Üstelik bunu yaparken öyle pervasız ve de öylesine her şeyi bilirdir ki, çocuğun psikolojisinin bozulmadığına hükmetmiş; aksine, “hadi diyelim ki” mevzuat izin verdi ve kadının lehine bir karar çıktı; o zaman “çocuğun yararı açısından velayetin babaya yeniden verilmesi hallerinde bu kez baba, velayet hakkına dayanarak tekrar çocuğun soyadını değiştirmek isteyecektir. Madem ki velayet kimde ise çocuk onun soyadını taşıyacaktır o halde baba bu haktan mahrum edilemez” deyip, hayali bir senaryoda dahi erkeğin “mahrumiyet”ini görüp kadının talebini reddetmiştir. Öyle ya, baba bu haktan mahrum edilemez, ama kadının zaten öyle bir hakkı yok ki!!!

Nasıl bir heyetse artık, “asıl bu gibi uygulamaların çocuğun ruh hali üzerinde çok derin ve etkili travma yaratacaktır” deyip bir de uyarı çekmiştir: “anne ile babanın ya da ailelerin çocuk üzerinden inatlaşarak onun yararlarını hiçe sayıp, hukuken oluşmuş statüleri gerçek dışı ve yapay sebeplerle değiştirmeye çalışmalarına izin vermemeleri, söz konusu istemlerine alet olmamaları gerekir.”

Mesele hiç de “gerçek dışı” ve “yapay sebeplere” dayanmıyor sayın Yargıtay üyeleri! Nitekim bunu siz de iyi biliyorsunuz ki, kadınlarla bu denli “inatlaşıyorsunuz”.

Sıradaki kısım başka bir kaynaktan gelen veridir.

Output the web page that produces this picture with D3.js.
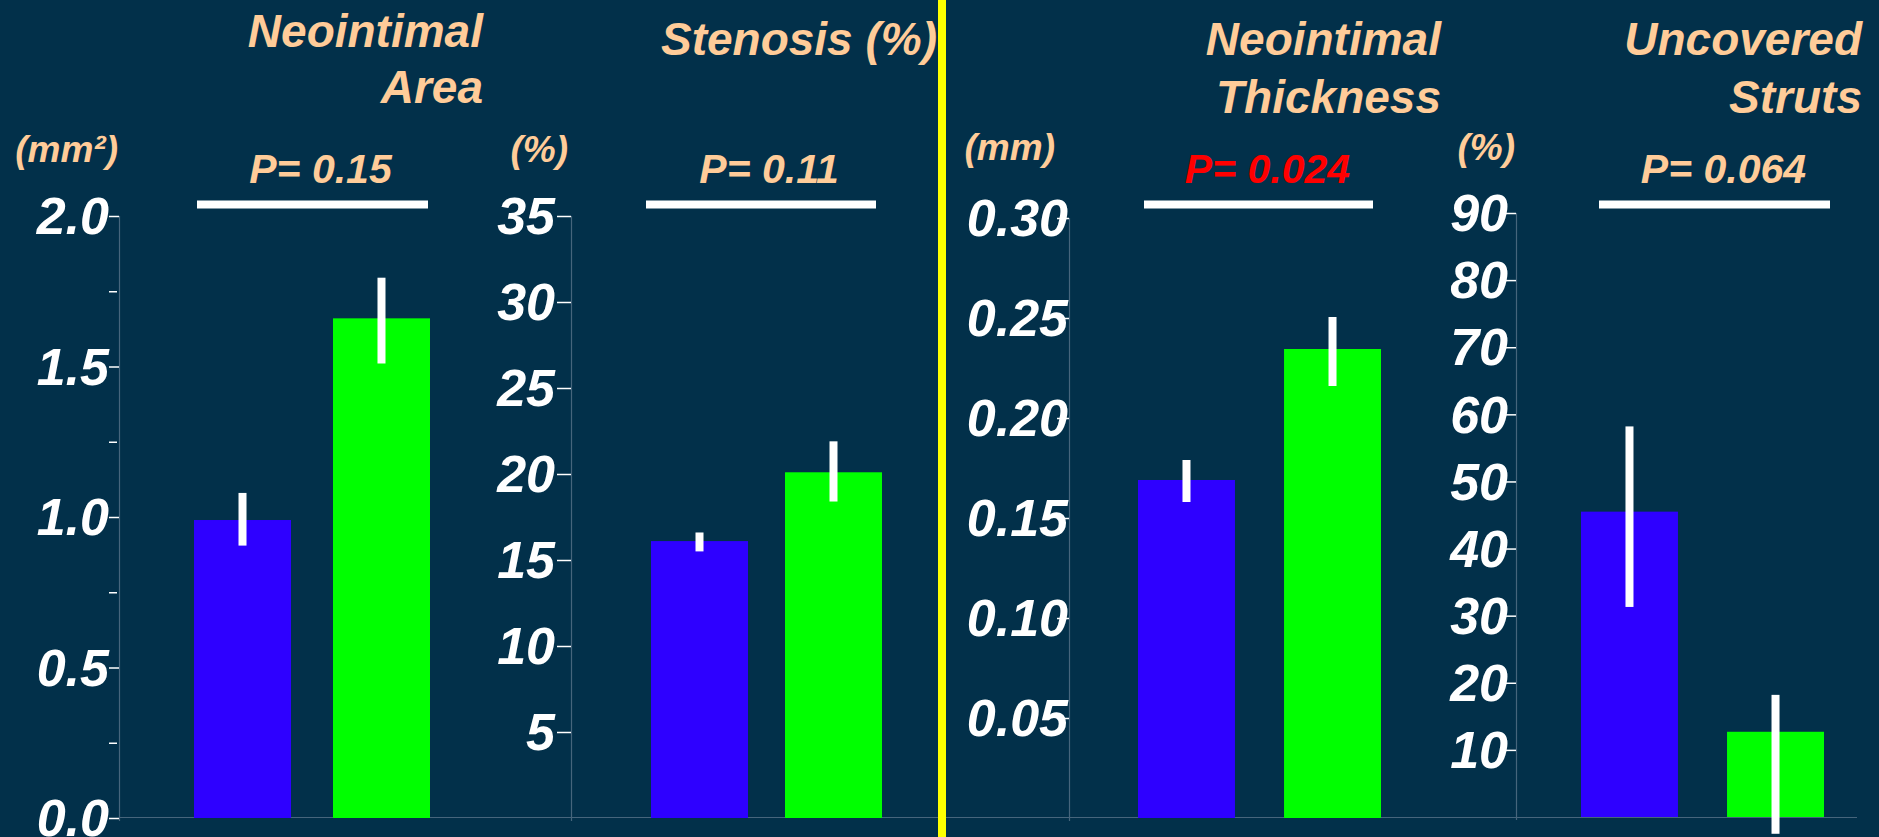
<!DOCTYPE html>
<html>
<head>
<meta charset="utf-8">
<script src="https://cdn.jsdelivr.net/npm/d3@7"></script>
<style>
  html, body { margin: 0; padding: 0; background: #02304a; }
  svg { display: block; }
  text { font-family: "Liberation Sans", Arial, sans-serif; font-weight: bold; font-style: italic; }
</style>
</head>
<body>
<svg id="chart" width="1879" height="837"></svg>
<script>
// ---------------- DATA ----------------
const groups = ["Group A", "Group B"];
const groupColors = ["#2e00ff", "#00ff00"];

const panelTitles = [["Neointimal", "Area"], ["Stenosis (%)"], ["Neointimal", "Thickness"], ["Uncovered", "Struts"]];
const unitLabels = ["(mm²)", "(%)", "(mm)", "(%)"];
const pLabels = ["P= 0.15", "P= 0.11", "P= 0.024", "P= 0.064"];
const pColors = ["#ffcc99", "#ffcc99", "#ff0000", "#ffcc99"];

// Neointimal area (mm²)
const areaMean = [0.99, 1.66];
const areaLow  = [0.905, 1.51];
const areaHigh = [1.08, 1.795];
// Stenosis (%)
const stenosisMean = [16.1, 20.1];
const stenosisLow  = [15.5, 18.4];
const stenosisHigh = [16.6, 21.9];
// Neointimal thickness (mm)
const thicknessMean = [0.169, 0.2345];
const thicknessLow  = [0.158, 0.216];
const thicknessHigh = [0.179, 0.2505];
// Uncovered struts (%)
const strutsMean = [45.5, 12.7];
const strutsLow  = [31.3, -2.5];
const strutsHigh = [58.2, 18.2];

// Tick labels
const areaTicks = [0, 0.5, 1.0, 1.5, 2.0];
const areaMinorTicks = [0.25, 0.75, 1.25, 1.75];
const stenosisTicks = [5, 10, 15, 20, 25, 30, 35];
const thicknessTicks = [0.05, 0.10, 0.15, 0.20, 0.25, 0.30];
const strutsTicks = [10, 20, 30, 40, 50, 60, 70, 80, 90];

// ---------------- LAYOUT ----------------
const W = 1879, H = 837;
const panels = [
  { mean: areaMean, low: areaLow, high: areaHigh, ticks: areaTicks, minor: areaMinorTicks, fmt: d3.format(".1f"), max: 2.0,
    axisX: 119, y0: 818, y1: 216, band: [194, 430], pad: 0.302, tickSize: 10, tickPad: 0,
    titleX: 483, titleY: [47, 103], unitX: 118, unitY: 162, pLine: [3, -2], pText: 8 },
  { mean: stenosisMean, low: stenosisLow, high: stenosisHigh, ticks: stenosisTicks, minor: [], fmt: d3.format("d"), max: 35,
    axisX: 571, y0: 818, y1: 216, band: [651, 882], pad: 0.276, tickSize: 14, tickPad: 2,
    titleX: 937, titleY: [55], unitX: 568, unitY: 162, pLine: [-5, -6], pText: 8 },
  { mean: thicknessMean, low: thicknessLow, high: thicknessHigh, ticks: thicknessTicks, minor: [], fmt: d3.format(".2f"), max: 0.30,
    axisX: 1069, y0: 818, y1: 218, band: [1138, 1381], pad: 0.336, tickSize: 12, tickPad: -11,
    titleX: 1441, titleY: [55, 113], unitX: 1055, unitY: 160, pLine: [6, -8], pText: 9 },
  { mean: strutsMean, low: strutsLow, high: strutsHigh, ticks: strutsTicks, minor: [], fmt: d3.format("d"), max: 90,
    axisX: 1516, y0: 817, y1: 213, band: [1581, 1824], pad: 0.336, tickSize: 16, tickPad: -8,
    titleX: 1862, titleY: [55, 113], unitX: 1515, unitY: 160, pLine: [18, 6], pText: 9 }
];

const svg = d3.select("#chart");
svg.append("rect").attr("width", W).attr("height", H).attr("fill", "#02304a");

const axisColor = "#46657c";

// common baseline
svg.append("line")
  .attr("x1", panels[0].axisX).attr("x2", 1857)
  .attr("y1", 817.5).attr("y2", 817.5)
  .attr("stroke", axisColor).attr("stroke-width", 1.2);

panels.forEach((p, i) => {
  const g = svg.append("g");
  const y = d3.scaleLinear().domain([0, p.max]).range([p.y0, p.y1]);
  const x = d3.scaleBand().domain(groups).range(p.band).paddingInner(p.pad).paddingOuter(0);

  // vertical axis line
  g.append("line")
    .attr("x1", p.axisX + 0.5).attr("x2", p.axisX + 0.5)
    .attr("y1", y(p.max)).attr("y2", p.y0 + 3)
    .attr("stroke", axisColor).attr("stroke-width", 1.2);

  // minor ticks
  if (p.minor.length) {
    const mAxis = d3.axisLeft(y).tickValues(p.minor).tickFormat("").tickSize(8).tickPadding(0);
    const mg = g.append("g").attr("transform", `translate(${p.axisX - 2},0)`).call(mAxis);
    mg.select(".domain").remove();
    mg.selectAll(".tick line").attr("stroke", "#ffffff").attr("stroke-width", 1.5);
  }

  // major ticks + labels
  const axis = d3.axisLeft(y).tickValues(p.ticks).tickFormat(p.fmt).tickSize(p.tickSize).tickPadding(p.tickPad);
  const ag = g.append("g").attr("transform", `translate(${p.axisX},0)`).call(axis);
  ag.select(".domain").remove();
  ag.selectAll(".tick line").attr("stroke", "#ffffff").attr("stroke-width", 1.5);
  ag.selectAll(".tick text")
    .attr("fill", "#ffffff")
    .style("font-family", '"Liberation Sans", Arial, sans-serif')
    .style("font-weight", "bold").style("font-style", "italic")
    .style("font-size", "52px")
    .attr("dy", "0.34em");

  // bars
  g.selectAll("rect.bar").data(groups).enter().append("rect")
    .attr("class", "bar")
    .attr("x", d => x(d))
    .attr("width", x.bandwidth())
    .attr("y", (d, j) => y(p.mean[j]))
    .attr("height", (d, j) => y(0) - y(p.mean[j]))
    .attr("fill", (d, j) => groupColors[j]);

  // error bars
  g.selectAll("rect.err").data(groups).enter().append("rect")
    .attr("class", "err")
    .attr("x", d => x(d) + x.bandwidth() / 2 - 4)
    .attr("width", 8)
    .attr("y", (d, j) => y(p.high[j]))
    .attr("height", (d, j) => y(p.low[j]) - y(p.high[j]))
    .attr("fill", "#ffffff");

  // P bracket line
  const lx1 = x(groups[0]) + p.pLine[0];
  const lx2 = x(groups[1]) + x.bandwidth() + p.pLine[1];
  g.append("rect")
    .attr("x", lx1).attr("y", 200.5)
    .attr("width", lx2 - lx1).attr("height", 8)
    .attr("fill", "#ffffff");

  // P text
  g.append("text")
    .attr("x", (lx1 + lx2) / 2 + p.pText).attr("y", 183)
    .attr("text-anchor", "middle")
    .attr("fill", pColors[i])
    .style("font-size", "41px")
    .text(pLabels[i]);

  // unit label
  g.append("text")
    .attr("x", p.unitX).attr("y", p.unitY)
    .attr("text-anchor", "end")
    .attr("fill", "#ffcc99")
    .style("font-size", "37px")
    .text(unitLabels[i]);

  // title
  panelTitles[i].forEach((t, k) => {
    g.append("text")
      .attr("x", p.titleX).attr("y", p.titleY[k])
      .attr("text-anchor", "end")
      .attr("fill", "#ffcc99")
      .style("font-size", "46px")
      .text(t);
  });
});

// yellow divider
svg.append("rect")
  .attr("x", 938).attr("y", 0)
  .attr("width", 8).attr("height", H)
  .attr("fill", "#ffff00");
</script>
</body>
</html>
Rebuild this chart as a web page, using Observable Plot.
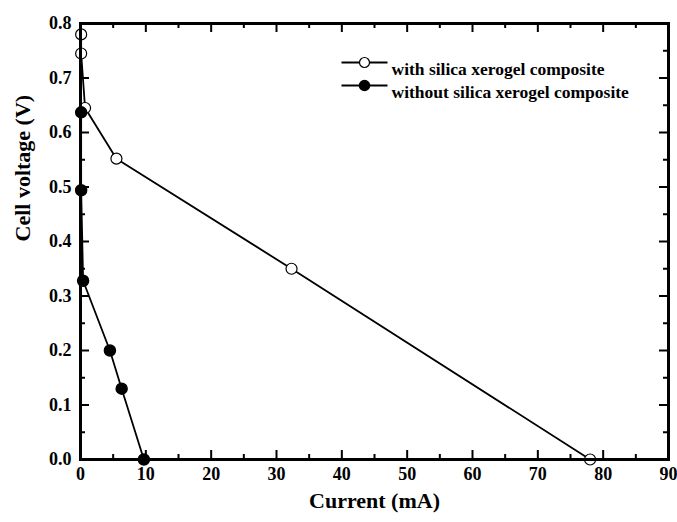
<!DOCTYPE html>
<html>
<head>
<meta charset="utf-8">
<script src="https://cdn.jsdelivr.net/npm/d3@7"></script>
<script src="https://cdn.jsdelivr.net/npm/@observablehq/plot@0.6"></script>
<style>
  html, body { margin: 0; padding: 0; background: #fff; }
  #chart svg { display: block; }
</style>
</head>
<body>
<div id="chart"></div>
<script>
// Data
const withCurrent = [0.1, 0.1, 0.7, 5.5, 32.3, 78.0];
const withVoltage = [0.78, 0.745, 0.645, 0.552, 0.35, 0.0];
const withoutCurrent = [0.1, 0.1, 0.4, 4.5, 6.3, 9.7];
const withoutVoltage = [0.637, 0.494, 0.328, 0.2, 0.13, 0.0];

const seriesNames = ["with silica xerogel composite", "without silica xerogel composite"];

const xMajor = d3.range(0, 91, 10);
const xMinor = d3.range(5, 90, 10);
const yMajor = d3.range(0, 0.81, 0.1).map(v => +v.toFixed(1));
const yMinor = d3.range(0.05, 0.8, 0.1).map(v => +v.toFixed(2));

const W = 677, H = 522;
const mL = 80, mR = 9, mT = 23, mB = 63;
const innerW = W - mL - mR, innerH = H - mT - mB;

const withData = withCurrent.map((c, i) => ({current: c, voltage: withVoltage[i]}));
const withoutData = withoutCurrent.map((c, i) => ({current: c, voltage: withoutVoltage[i]}));

const font = "'Liberation Serif', 'Times New Roman', serif";
const majorLen = 9, minorLen = 5;

const lineSymbol = {draw(ctx, size) { ctx.moveTo(-23, 0); ctx.lineTo(23, 0); }};

const tickStyle = {stroke: "#000", strokeWidth: 2};

const plot = Plot.plot({
  width: W, height: H,
  marginLeft: mL, marginRight: mR, marginTop: mT, marginBottom: mB,
  style: {fontFamily: font, fontWeight: "bold", fontSize: "18px", color: "#000", background: "#fff"},
  x: {domain: [0, 90]},
  y: {domain: [0, 0.8]},
  marks: [
    // inward ticks: bottom/top via tickX, left/right via tickY
    Plot.tickX(xMajor, {x: d => d, insetTop: innerH - majorLen, ...tickStyle}),
    Plot.tickX(xMinor, {x: d => d, insetTop: innerH - minorLen, ...tickStyle}),
    Plot.tickX(xMajor, {x: d => d, insetBottom: innerH - majorLen, ...tickStyle}),
    Plot.tickX(xMinor, {x: d => d, insetBottom: innerH - minorLen, ...tickStyle}),
    Plot.tickY(yMajor, {y: d => d, insetRight: innerW - majorLen, ...tickStyle}),
    Plot.tickY(yMinor, {y: d => d, insetRight: innerW - minorLen, ...tickStyle}),
    Plot.tickY(yMajor, {y: d => d, insetLeft: innerW - majorLen, ...tickStyle}),
    Plot.tickY(yMinor, {y: d => d, insetLeft: innerW - minorLen, ...tickStyle}),
    Plot.axisX({ticks: xMajor, tickSize: 0, tickPadding: 8, fontSize: 18, fontWeight: "bold", label: null}),
    Plot.axisY({ticks: yMajor, tickSize: 0, tickPadding: 9, fontSize: 18, fontWeight: "bold", tickFormat: d3.format(".1f"), label: null}),
    Plot.text(["Current (mA)"], {frameAnchor: "bottom", dy: 48, fontSize: 22, fontWeight: "bold"}),
    Plot.text(["Cell voltage (V)"], {frameAnchor: "left", dx: -58, rotate: -90, fontSize: 22, fontWeight: "bold"}),
    // series
    Plot.line(withData, {x: "current", y: "voltage", stroke: "#000", strokeWidth: 1.8}),
    Plot.line(withoutData, {x: "current", y: "voltage", stroke: "#000", strokeWidth: 1.8}),
    Plot.dot(withData, {x: "current", y: "voltage", r: 5.5, fill: "#fff", stroke: "#000", strokeWidth: 1.2}),
    Plot.dot(withoutData, {x: "current", y: "voltage", r: 5.5, fill: "#000", stroke: "#000"}),
    // legend
    Plot.dot([seriesNames[0]], {frameAnchor: "top-left", dx: 284, dy: 39, symbol: lineSymbol, stroke: "#000", strokeWidth: 1.8, r: 5}),
    Plot.dot([seriesNames[0]], {frameAnchor: "top-left", dx: 284, dy: 39, r: 5, fill: "#fff", stroke: "#000", strokeWidth: 1.2}),
    Plot.dot([seriesNames[1]], {frameAnchor: "top-left", dx: 284, dy: 62, symbol: lineSymbol, stroke: "#000", strokeWidth: 1.8, r: 5}),
    Plot.dot([seriesNames[1]], {frameAnchor: "top-left", dx: 284, dy: 62, r: 5, fill: "#000", stroke: "#000"}),
    Plot.text([seriesNames[0]], {frameAnchor: "top-left", dx: 311, dy: 39, text: d => d, textAnchor: "start", fontSize: 17.5, fontWeight: "bold"}),
    Plot.text([seriesNames[1]], {frameAnchor: "top-left", dx: 311, dy: 62, text: d => d, textAnchor: "start", fontSize: 17.5, fontWeight: "bold"}),
    Plot.frame({stroke: "#000", strokeWidth: 3})
  ]
});
document.getElementById("chart").appendChild(plot);
</script>
</body>
</html>
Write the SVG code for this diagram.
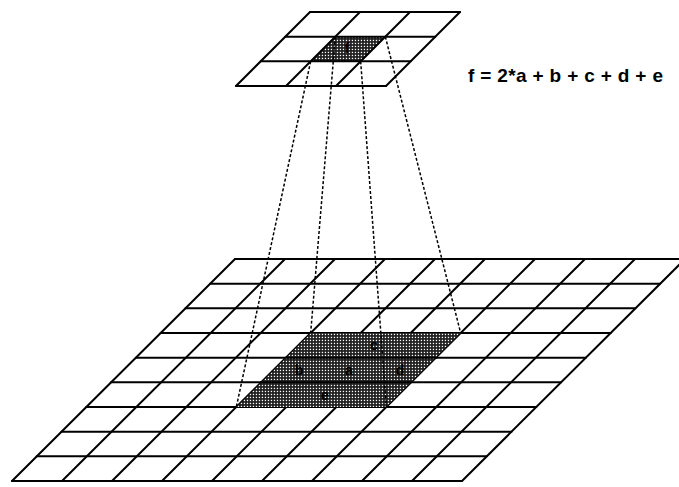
<svg xmlns="http://www.w3.org/2000/svg" width="679" height="487" viewBox="0 0 679 487">
  <defs>
    <pattern id="stipple" width="3" height="3" patternUnits="userSpaceOnUse">
      <rect width="3" height="3" fill="#1e1e1e"/>
      <rect x="0.8" y="0.8" width="1.3" height="1.3" fill="#fff"/>
    </pattern>
    <style>
      .grid { stroke: #000; stroke-width: 2; fill: none; stroke-linecap: round; }
      .shade { fill: url(#stipple); stroke: none; }
      .dash { stroke: #000; stroke-width: 1.5; fill: none; stroke-dasharray: 3 2; }
      .lbl { font-family: "Liberation Sans", Arial, sans-serif; font-weight: bold; font-size: 14px; fill: #000; text-anchor: middle; }
      .formula { font-family: "Liberation Sans", Arial, sans-serif; font-weight: bold; font-size: 19px; fill: #000; }
    </style>
  </defs>
  <rect width="679" height="487" fill="#fff"/>

  <g id="bottom-grid">
    <g class="grid">
      <line x1="235" y1="259" x2="685" y2="259"/>
      <line x1="210.22" y1="283.67" x2="660.22" y2="283.67"/>
      <line x1="185.44" y1="308.33" x2="635.44" y2="308.33"/>
      <line x1="160.66" y1="333" x2="610.66" y2="333"/>
      <line x1="135.88" y1="357.67" x2="585.88" y2="357.67"/>
      <line x1="111.1" y1="382.33" x2="561.1" y2="382.33"/>
      <line x1="86.32" y1="407" x2="536.32" y2="407"/>
      <line x1="61.54" y1="431.67" x2="511.54" y2="431.67"/>
      <line x1="36.76" y1="456.33" x2="486.76" y2="456.33"/>
      <line x1="12" y1="481" x2="462" y2="481"/>
      <line x1="235" y1="259" x2="12" y2="481"/>
      <line x1="285" y1="259" x2="62" y2="481"/>
      <line x1="335" y1="259" x2="112" y2="481"/>
      <line x1="385" y1="259" x2="162" y2="481"/>
      <line x1="435" y1="259" x2="212" y2="481"/>
      <line x1="485" y1="259" x2="262" y2="481"/>
      <line x1="535" y1="259" x2="312" y2="481"/>
      <line x1="585" y1="259" x2="362" y2="481"/>
      <line x1="635" y1="259" x2="412" y2="481"/>
      <line x1="685" y1="259" x2="462" y2="481"/>
    </g>
    <polygon class="shade" points="310.66,333 460.66,333 386.32,407 236.32,407"/>
    <g class="grid">
      <line x1="285.88" y1="357.67" x2="435.88" y2="357.67"/>
      <line x1="261.1" y1="382.33" x2="411.1" y2="382.33"/>
    </g>
    <text class="lbl" x="374" y="350">c</text>
    <text class="lbl" x="299" y="375">b</text>
    <text class="lbl" x="349" y="375">a</text>
    <text class="lbl" x="400" y="375">d</text>
    <text class="lbl" x="325" y="400">e</text>
  </g>

  <g id="top-grid">
    <polygon class="shade" points="335.33,36.67 385.33,36.67 360.67,61.33 310.67,61.33"/>
    <g class="grid">
      <line x1="310" y1="12" x2="460" y2="12"/>
      <line x1="285.33" y1="36.67" x2="435.33" y2="36.67"/>
      <line x1="260.67" y1="61.33" x2="410.67" y2="61.33"/>
      <line x1="236" y1="86" x2="386" y2="86"/>
      <line x1="310" y1="12" x2="236" y2="86"/>
      <line x1="360" y1="12" x2="286" y2="86"/>
      <line x1="410" y1="12" x2="336" y2="86"/>
      <line x1="460" y1="12" x2="386" y2="86"/>
    </g>
    <text class="lbl" x="347" y="53">f</text>
  </g>

  <g id="connectors">
    <line class="dash" x1="310.67" y1="61.33" x2="236.32" y2="407"/>
    <line class="dash" x1="335.33" y1="36.67" x2="310.66" y2="333"/>
    <line class="dash" x1="360.67" y1="61.33" x2="386.32" y2="407"/>
    <line class="dash" x1="385.33" y1="36.67" x2="460.66" y2="333"/>
  </g>

  <g id="formula">
    <text class="formula" x="468" y="82" textLength="195" lengthAdjust="spacing">f = 2*a + b + c + d + e</text>
  </g>
</svg>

Göreviniz, elbette “erkeği ve erkeğiyle bölünmez bir bütün olan ataerki”yi korumak olunca bu tür kararlara imza atmayı sürdüreceksiniz. Çünkü, kadının “büyük tarihsel yenilgi”si ile yıkılan anasoylu düzenin yerine gelen ve bugün de sömürü sisteminizin en önemli dayanaklarından biri olarak kullandığınız ataerkiyi bize karşı korumak zorundasınız. Biz sizi anladık! Siz de bizi anlayacaksınız!!!